HREF - short for ‘hypertext reference’, used to link to a different part of the same page or another webpage
HTML Sitemap - a list of pages on your website, intended for users rather than search engines
Keywords – words and phrases in your content that allow users to find your site from a search engine. These are the foundation of SEO efforts.
Keyword density - the percentage of keywords on a page compared to the total amount of words. You don’t want too many keywords as Google could penalise this.
Keyword stuffing - trying to gain a higher ranking on search engine results pages by inserting a large number of keywords into a webpage
Latent Semantic Indexing (LSI) - an algorithm that helps search engines understand the content of a webpage to match it to the user’s search intent
Linkbait - providing valuable content on your website so that other websites will link to it
Link building - links are a signal to the search engine that your webpage is of a quality standard, so sites with more backlinks earn higher rankings
Link farm - a website that features links from other websites. Usually penalised by Google as they often produce poor-quality content and use black hat SEO strategies to try and increase a website’s ranking
Link sculpting - the practice of assigning ‘follow’ and ‘nofollow’ attributes to different pages, structuring your website according to which pages you want to be more visible
Meta description - a short description of a page found beneath each search result on the search engine results pages
Meta tags - code placed in the head section of a page’s HTML structure.
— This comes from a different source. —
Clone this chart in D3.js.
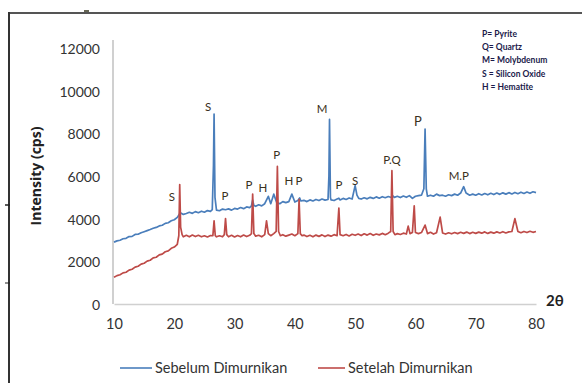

It contains the page’s meta description as well as keywords.
Natural links - links a website earns without actively trying to acquire them e.g. writing a really good piece of content leading to natural shares
Nofollow - this attribute tells search engines to not pay attention to a link
Off-page SEO - any efforts outside of a website to improve its rankings e.g. external link building
On-page SEO - any efforts on a website to improve its rankings e.g. keyword optimisation
Organic search - searching for anything on the web using a search engine e.g. Google searches
Organic search results (natural search results) - the results that appear after you perform an organic search
PageRank - Google’s algorithm that’s purpose is to rank pages in Google search results. It measures the importance of a website and then ranks it accordingly
Robots.txt - a file that’s vital for a website’s SEO. It enables you to let the search engine’s crawler understand which areas of your website you want to be indexed in search results and which ones to exclude.
Search engine - websites like Google, Bing and Yahoo which enable you to search the web
SEM - Search engine marketing
SERP - Search engine results page
Spider (crawler, bot, robot) - a unique piece of software that ‘crawls’ the web in search of new sites and content and tries to understand them while sending information back to the search engine. This information is then processed so the search engine knows how to index and rank these pages.
Title tag - (not to be confused with a header or ’H1’) this is the title of a page, or if you prefer, the name of a page. It helps search engines understand what a page is about and is considered a strong SEO factor. Aim to include your main keywords here.
URL - the address of a web page, standing for ‘universal resource locator’
White hat SEO - The good kind of SEO that search engines want you to do, e.g. link building, setting up XML sitemaps, image optimisation etc. The list is endless.
XML sitemap - similar to an HTML sitemap, but intended for search engines only, not for users. Its purpose is to show a search engine an understandable map of a website’s architecture, and to see how all the pages connect. With this, a crawler can read your website quicker and easier, and can index your pages much faster.